Seeing bright red blood go down the drain makes that scene bland, obvious and on-the-nose rather than eerily creepy as it is in the original black and white. Seeing Heche's bare ass lying on the side of the tub does the same. Granted, societal norms dictate what Hitch could and couldn't show, but letting the AUDIENCE fill in the blanks is what makes the original so compelling.

I like how you mention that Van Sant's cold and mechanical choice to remake the film shot for shot adds to the detached and creepy feeling of the film. This all dovetails nicely into his death trilogy which utilizes the same detached, mechanical shooting style. I just feel the PSYCHO reamake was trite, silly and in many ways takes away from the original due to the colorization and insistence on exposing the subtext of the film.

Tony Dayoub

David H. says: "Poorly acted and and an unnecessary nearly shot-for-shot remake show a true lack of inspiration and creativity from the director. It's the equivalent of directorial masturbation, with the purpose of only pleasuring one person: Gus Van Sant."

This commenter is wrong of course. As the comment thread illustrates, the film "pleasures" more viewers than just Van Sant. Besides, I'm not sure Van Sant is aiming for entertainment. However, "inspiration and creativity" abound in what is essentially as much a film for filmmakers as Hitch's original is in the lessons it imparts.

What this experiment demonstrates is how much latitude a filmmaker still has in setting a different tone, eliciting different performances, etc., even under the constraints of duplicating a well known classic shot-for-shot. Moore's portrayal of Lila as a lesbian is the most obvious example.
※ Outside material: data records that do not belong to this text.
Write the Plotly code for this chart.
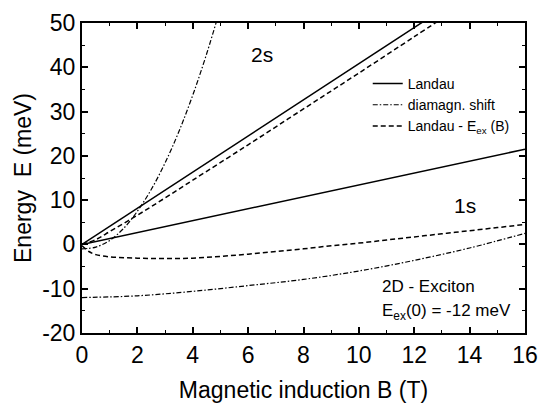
import plotly.graph_objects as go

# Magnetic induction B (T)
B_land = [0, 16]
landau_1s = [0, 21.5]
landau_2s = [0, 65.3]

B_dia_1s = [0, 2, 4, 6, 8, 10, 12, 14, 16]
dia_1s = [-12.0, -11.6, -10.6, -9.3, -7.9, -6.0, -3.6, -0.8, 2.5]

B_dia_2s = [0, 0.5, 1, 1.5, 2, 2.5, 3, 3.5, 4, 4.5, 5]
dia_2s = [-1.0, -0.6, 0.9, 3.6, 7.5, 12.4, 18.4, 25.5, 33.7, 43.0, 53.4]

B_lex_1s = [0, 0.25, 0.5, 1, 2, 3, 4, 5, 6, 7, 8, 9, 10, 11, 12, 13, 14, 15, 16]
lex_1s = [-0.3, -1.6, -2.3, -2.8, -3.1, -3.2, -3.1, -2.7, -2.2, -1.6, -1.0, -0.3,
          0.3, 1.0, 1.7, 2.4, 3.1, 3.8, 4.5]

B_lex_2s = [0, 0.5, 1, 2, 3, 4, 6, 8, 10, 12, 13]
lex_2s = [0, 1.1, 2.9, 6.6, 10.5, 14.5, 22.5, 30.6, 38.7, 46.9, 51.0]

x_ticks = [0, 2, 4, 6, 8, 10, 12, 14, 16]
y_ticks = [-20, -10, 0, 10, 20, 30, 40, 50]
y_ticktext = ["-20", "-10", "0", "10", "20", "30", "40", "50"]

FONT = "Liberation Sans, Arial, sans-serif"
DASH = "5px,3px"
DASHDOT = "5px,2px,1.5px,2px"
lw = 1.5

fig = go.Figure()
fig.add_trace(go.Scatter(x=B_land, y=landau_2s, mode="lines", name="Landau",
                         line=dict(color="black", width=lw), showlegend=True))
fig.add_trace(go.Scatter(x=B_land, y=landau_1s, mode="lines", name="Landau",
                         line=dict(color="black", width=lw), showlegend=False))
fig.add_trace(go.Scatter(x=B_dia_2s, y=dia_2s, mode="lines", name="diamagn. shift",
                         line=dict(color="black", width=1.2, dash=DASHDOT, shape="spline"),
                         showlegend=True))
fig.add_trace(go.Scatter(x=B_dia_1s, y=dia_1s, mode="lines", name="diamagn. shift",
                         line=dict(color="black", width=1.2, dash=DASHDOT, shape="spline"),
                         showlegend=False))
fig.add_trace(go.Scatter(x=B_lex_2s, y=lex_2s, mode="lines",
                         name="Landau - E<sub>ex</sub> (B)",
                         line=dict(color="black", width=lw, dash=DASH, shape="spline"),
                         showlegend=True))
fig.add_trace(go.Scatter(x=B_lex_1s, y=lex_1s, mode="lines",
                         name="Landau - E<sub>ex</sub> (B)",
                         line=dict(color="black", width=lw, dash=DASH, shape="spline"),
                         showlegend=False))

axis_common = dict(
    showline=True, linecolor="black", linewidth=2, mirror="ticks",
    ticks="inside", ticklen=6, tickwidth=1.5, tickcolor="black",
    showgrid=False, zeroline=False, ticklabeloverflow="allow",
    tickfont=dict(family=FONT, size=23, color="black"),
)

fig.update_xaxes(range=[0, 16], tickmode="array", tickvals=x_ticks,
                 ticktext=[str(v) for v in x_ticks],
                 minor=dict(dtick=1, ticks="inside", ticklen=3, tickcolor="black", tickwidth=1.2),
                 title=dict(text="Magnetic induction B (T)",
                            font=dict(family=FONT, size=23, color="black"), standoff=15),
                 **axis_common)
fig.update_yaxes(range=[-20, 50], tickmode="array", tickvals=y_ticks, ticktext=y_ticktext,
                 minor=dict(dtick=5, ticks="inside", ticklen=3, tickcolor="black", tickwidth=1.2),
                 title=dict(text="Energy\u00a0\u00a0E (meV)",
                            font=dict(family=FONT, size=23, color="black"), standoff=4),
                 **axis_common)

fig.add_annotation(x=6.5, y=43.0, text="2s", showarrow=False,
                   font=dict(family=FONT, size=21, color="black"))
fig.add_annotation(x=13.85, y=8.7, text="1s", showarrow=False,
                   font=dict(family=FONT, size=21, color="black"))
fig.add_annotation(x=10.75, y=-9.5, text="2D - Exciton", showarrow=False,
                   xanchor="left", font=dict(family=FONT, size=17, color="black"))
fig.add_annotation(x=10.75, y=-15.3, text="E<sub>ex</sub>(0) = -12 meV", showarrow=False,
                   xanchor="left", font=dict(family=FONT, size=17, color="black"))

fig.update_layout(
    width=549, height=409,
    margin=dict(l=82, r=24, t=10, b=75),
    paper_bgcolor="white", plot_bgcolor="white",
    showlegend=True,
    legend=dict(x=0.645, y=0.855, xanchor="left", yanchor="top",
                bgcolor="rgba(0,0,0,0)", borderwidth=0, tracegroupgap=0,
                font=dict(family=FONT, size=14, color="black")),
)

fig.write_html("out.html")
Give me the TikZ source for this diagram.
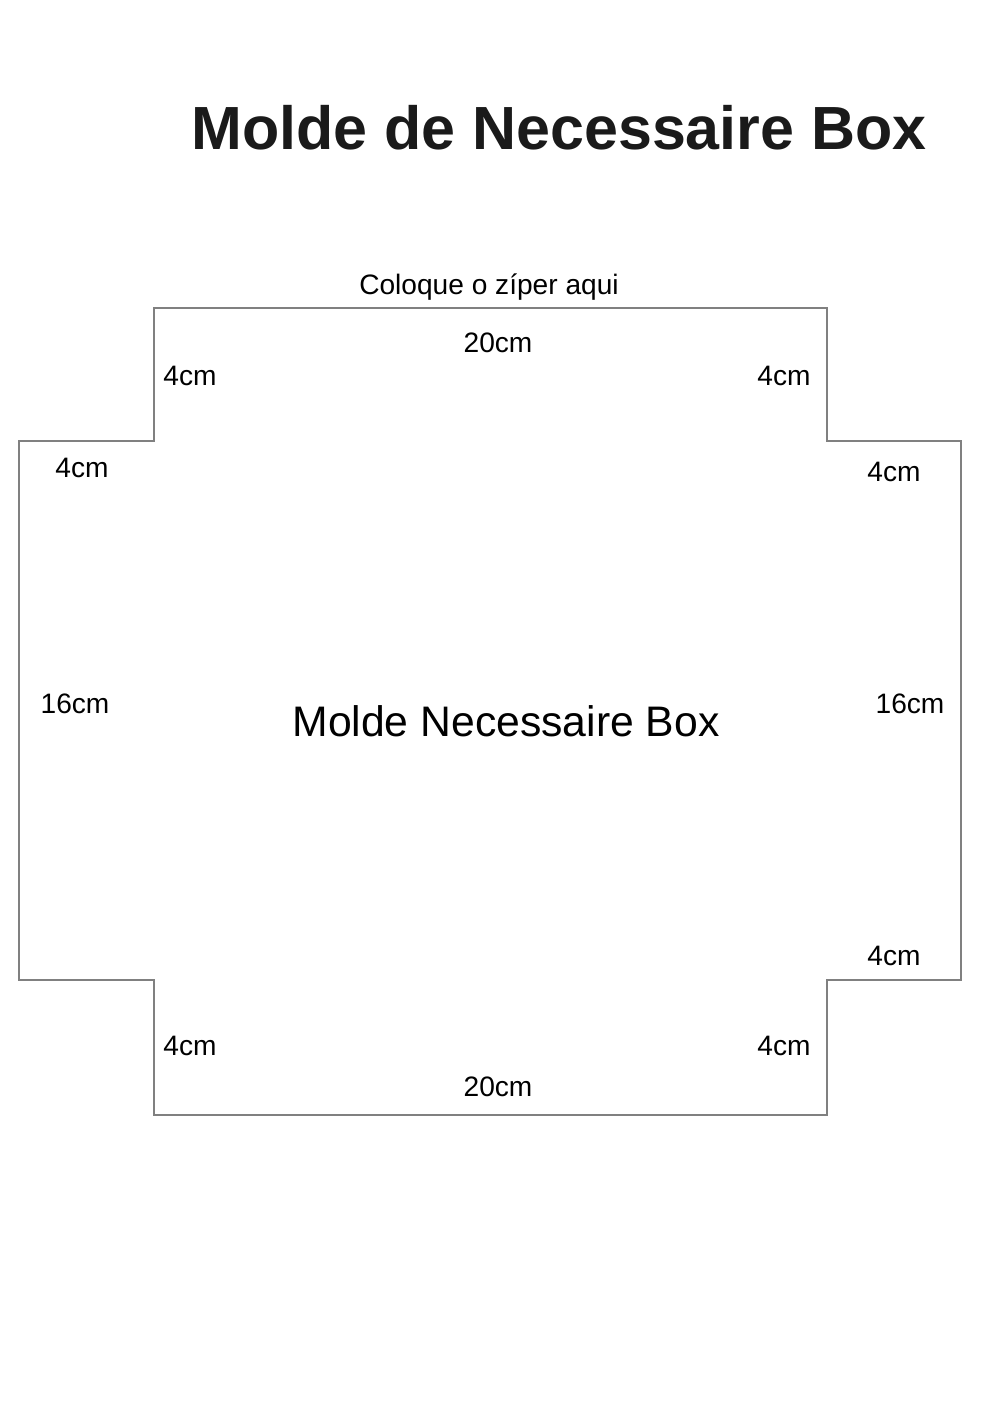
\documentclass[tikz,border=0pt]{standalone}
\usepackage{fontspec}
\setmainfont{Liberation Sans}
\definecolor{cutline}{RGB}{128,128,128}
\definecolor{titleink}{RGB}{26,26,26}
\begin{document}
\begin{tikzpicture}[x=0.02cm, y=-0.02cm, inner sep=0pt,
    lbl/.style={font=\fontsize{16}{19}\selectfont},
    cut/.style={draw=cutline, line width=0.7pt}]
\useasboundingbox (0,0) rectangle (1000,1414);

\node[font=\fontsize{34.7}{40}\selectfont\bfseries, text=titleink] (title) at (559,128) {Molde de Necessaire Box};

% contorno do molde
\draw[cut] (154,308)--(827,308)--(827,441)--(961,441)--(961,980)--(827,980)
    --(827,1115)--(154,1115)--(154,980)--(19,980)--(19,441)--(154,441)--cycle;

\node[lbl] (ziper) at (489,287) {Coloque o zíper aqui};
\node[font=\fontsize{24.3}{29}\selectfont] (centro) at (506,721) {Molde Necessaire Box};

\node[lbl] (topo) at (498,343) {20cm};
\node[lbl] (base) at (498,1087) {20cm};
\node[lbl] (esq) at (75,704) {16cm};
\node[lbl] (dir) at (910,704) {16cm};

\foreach \x/\y/\nome in {190/376/a,784/376/b,82/468/c,894/472/d,894/956/e,190/1046/f,784/1046/g}
{
    \node[lbl] (lado\nome) at (\x,\y) {4cm};
}
\end{tikzpicture}
\end{document}
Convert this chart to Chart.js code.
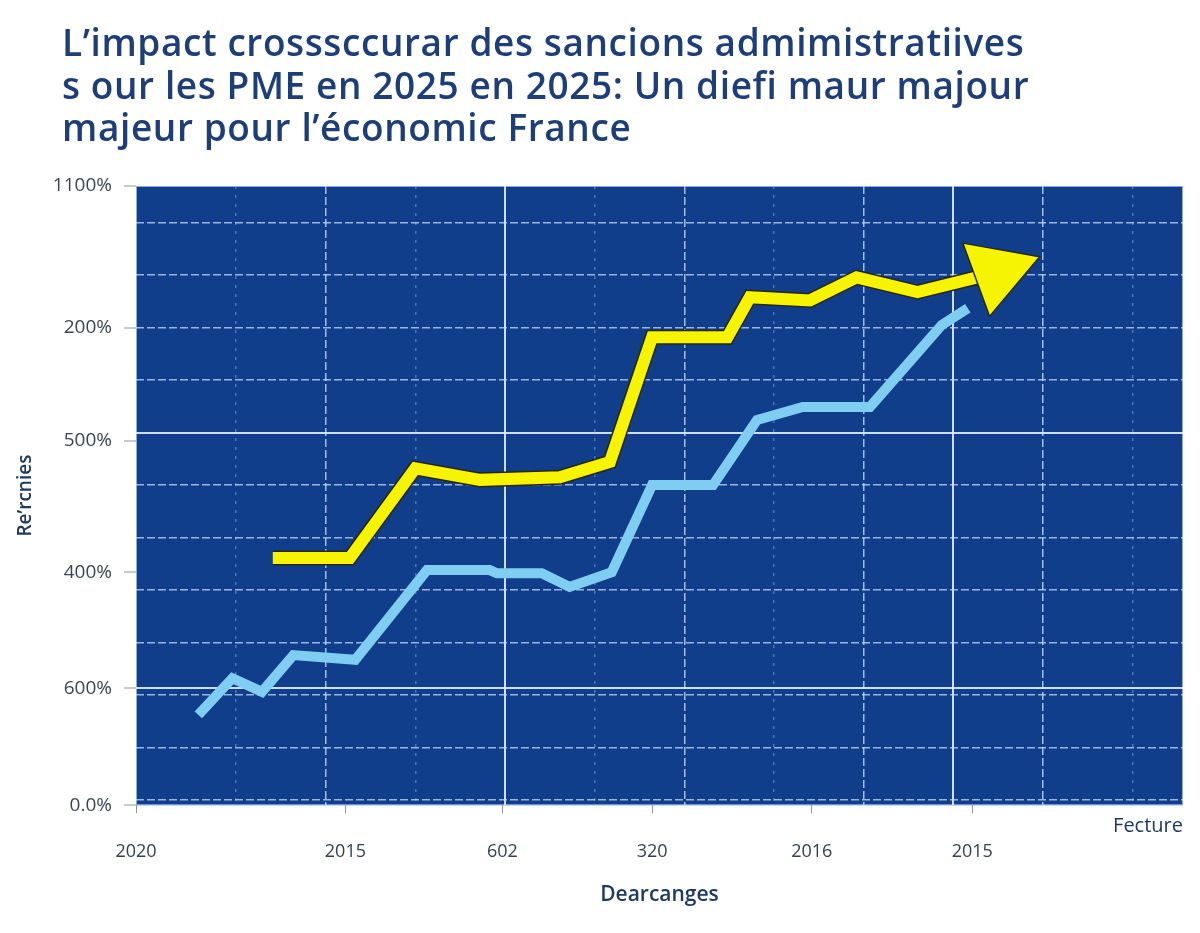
<!DOCTYPE html>
<html lang="fr">
<head>
<meta charset="utf-8">
<title>Sanctions administratives PME 2025</title>
<script src="https://cdn.jsdelivr.net/npm/chart.js@4.4.1/dist/chart.umd.min.js"></script>
<style>
  html, body { margin: 0; padding: 0; background: #ffffff; overflow: hidden; }
  #wrap { position: relative; width: 1200px; height: 933px; }
  #wrap canvas { display: block; }
  #chartTitle {
    position: absolute; left: 62px; top: 21px; margin: 0;
    font-family: 'Open Sans', 'Noto Sans', sans-serif;
    font-size: 37px; font-weight: 600; line-height: 42.5px; letter-spacing: 0.6px;
    color: #1d3e78; white-space: nowrap;
  }
</style>
</head>
<body>
<div id="wrap">
  <canvas id="impactChart" width="1200" height="933"></canvas>
  <h1 id="chartTitle"></h1>
</div>
<script>
// Chart data
const titleLines = [
  'L’impact crosssccurar des sancions admimistratiives',
  's our les PME en 2025 en 2025: Un diefi maur majour',
  'majeur pour l’économic France'
];
const xTickValues = [-0.115, 2.22, 3.97, 5.64, 7.42, 9.21];
const xTickLabels = ['2020', '2015', '602', '320', '2016', '2015'];
const yTickValues = [-0.1, 2.13, 4.34, 6.84, 9.0, 11.7];
const yTickLabels = ['0.0%', '600%', '400%', '500%', '200%', '1100%'];

const blueX = [0.58, 0.96, 1.29, 1.64, 2.33, 3.13, 3.83, 3.91, 4.41, 4.72, 5.19, 5.64, 6.32, 6.81, 7.32, 8.07, 8.87, 9.16];
const blueY = [1.62, 2.32, 2.06, 2.76, 2.67, 4.38, 4.38, 4.32, 4.32, 4.06, 4.34, 6.00, 6.00, 7.24, 7.49, 7.49, 9.05, 9.37];

const yellowX = [1.41, 2.27, 3.00, 3.72, 4.61, 5.17, 5.64, 6.48, 6.73, 7.40, 7.92, 8.60, 9.22, 9.49];
const yellowY = [4.61, 4.61, 6.32, 6.10, 6.15, 6.44, 8.82, 8.82, 9.58, 9.52, 9.96, 9.68, 9.94, 10.06];

const FONT = "'Open Sans', 'Noto Sans', sans-serif";
const lastYellow = yellowX.length - 1;

document.getElementById('chartTitle').innerHTML = titleLines.join('<br>');

function toPoints(xs, ys) {
  return xs.map((x, i) => ({ x: x, y: ys[i] }));
}

// Plot area background
const plotBackground = {
  id: 'plotBackground',
  beforeDraw(chart) {
    const { ctx, chartArea: a } = chart;
    ctx.save();
    ctx.fillStyle = '#113e8b';
    ctx.fillRect(a.left, a.top, a.width, a.height);
    ctx.strokeStyle = 'rgba(170, 200, 240, 0.8)';
    ctx.lineWidth = 1;
    ctx.strokeRect(a.left + 0.5, a.top + 0.5, a.width - 1, a.height - 1);
    ctx.restore();
  }
};

// Grid styles
function isSolidColumn(c) {
  return c.tick && (c.tick.value === 4 || c.tick.value === 9);
}
function verticalGridColor(c) {
  const v = c.tick ? c.tick.value : 0;
  if (isSolidColumn(c)) return 'rgba(225, 238, 255, 0.9)';
  if (v % 2 === 1) return 'rgba(150, 185, 235, 0.45)';
  return 'rgba(200, 222, 250, 0.8)';
}
function verticalGridDash(c) {
  const v = c.tick ? c.tick.value : 0;
  if (isSolidColumn(c)) return [];
  if (v % 2 === 1) return [3, 6];
  return [8, 3];
}

Chart.defaults.font.family = FONT;

new Chart(document.getElementById('impactChart'), {
  type: 'line',
  data: {
    datasets: [
      {
        label: 'Série jaune',
        data: toPoints(yellowX, yellowY),
        borderColor: '#f6f400',
        borderWidth: 12,
        order: 1,
        pointStyle: 'triangle',
        rotation: 70,
        pointRadius: (c) => c.dataIndex === lastYellow ? 45 : 0,
        pointBackgroundColor: '#f6f400',
        pointBorderColor: '#2b2a12',
        pointBorderWidth: 1.5
      },
      {
        label: 'Contour',
        data: toPoints(yellowX, yellowY),
        borderColor: '#26261a',
        borderWidth: 15,
        pointRadius: 0,
        order: 2
      },
      {
        label: 'Série bleue',
        data: toPoints(blueX, blueY),
        borderColor: '#80cdf2',
        borderWidth: 10,
        pointRadius: 0,
        order: 3
      }
    ]
  },
  options: {
    responsive: false,
    animation: false,
    layout: { autoPadding: false, padding: { left: 14, right: 17, top: 186, bottom: 25 } },
    plugins: {
      legend: { display: false },
      tooltip: { enabled: false },
      title: { display: false }
    },
    scales: {
      xGrid: {
        type: 'linear',
        position: 'bottom',
        weight: -1,
        min: -0.115,
        max: 11.56,
        afterBuildTicks: (s) => { s.ticks = Array.from({ length: 11 }, (_, k) => ({ value: k + 1 })); },
        afterFit: (s) => { s.height = 0; },
        ticks: { display: false },
        grid: {
          drawTicks: false,
          color: verticalGridColor,
          lineWidth: (c) => isSolidColumn(c) ? 2 : 1.5
        },
        border: { display: false, dash: verticalGridDash },
        title: {
          display: true,
          text: 'Fecture',
          align: 'end',
          color: '#1d3a63',
          font: { family: FONT, size: 20, weight: '500' },
          padding: { top: 0, bottom: -33 }
        }
      },
      x: {
        type: 'linear',
        position: 'bottom',
        min: -0.115,
        max: 11.56,
        afterBuildTicks: (s) => { s.ticks = xTickValues.map(v => ({ value: v })); },
        ticks: {
          autoSkip: false,
          maxRotation: 0,
          padding: 28,
          color: '#34414f',
          font: { family: FONT, size: 18 },
          callback: (v, i) => xTickLabels[i]
        },
        grid: {
          drawOnChartArea: false,
          tickLength: 8,
          tickWidth: 1,
          tickColor: '#8d96a0'
        },
        border: { display: false },
        title: {
          display: true,
          text: 'Dearcanges',
          color: '#1d3a63',
          font: { family: FONT, size: 21, weight: '600' },
          padding: { top: -8, bottom: 0 }
        }
      },
      y: {
        type: 'linear',
        position: 'left',
        min: -0.1,
        max: 11.7,
        afterBuildTicks: (s) => { s.ticks = yTickValues.map(v => ({ value: v })); },
        afterFit: (s) => { s.width = 122; },
        ticks: {
          autoSkip: false,
          padding: 12,
          color: '#3a4654',
          font: { family: FONT, size: 19 },
          callback: (v, i) => yTickLabels[i]
        },
        grid: {
          tickLength: 12,
          tickWidth: 1,
          tickColor: '#8d96a0',
          lineWidth: 2,
          color: (c) => c.index === 1 ? 'rgba(225, 238, 255, 0.9)' : 'rgba(0,0,0,0)'
        },
        border: { display: false },
        title: {
          display: true,
          text: 'Re’rcnies',
          color: '#1d3a63',
          font: { family: FONT, size: 19, weight: '600' },
          padding: { top: 0, bottom: 0 }
        }
      },
      yGrid: {
        type: 'linear',
        position: 'left',
        min: -0.1,
        max: 11.7,
        afterBuildTicks: (s) => { s.ticks = Array.from({ length: 12 }, (_, k) => ({ value: k })); },
        afterFit: (s) => { s.width = 0; },
        ticks: { display: false },
        grid: {
          drawTicks: false,
          color: (c) => (c.tick && c.tick.value === 7) ? 'rgba(225, 238, 255, 0.9)' : 'rgba(200, 222, 250, 0.75)',
          lineWidth: (c) => (c.tick && c.tick.value === 7) ? 2 : 1.5
        },
        border: { display: false, dash: (c) => (c.tick && c.tick.value === 7) ? [] : [8, 3] }
      }
    }
  },
  plugins: [plotBackground]
});
</script>
</body>
</html>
I suppose even the inventive Michael Haneke is going for something similar in moving his FUNNY GAMES to America for the shot-to-shot remake. He even has a leg up on Van Sant because he has the advantage of revisiting his own earlier film. But he fails in one respect. The moral repugnancy of its subject matter is so overpowering, it precludes one from approaching the material with any kind of dispassionate eye. FUNNY GAMES still sits only half-watched on my DVR.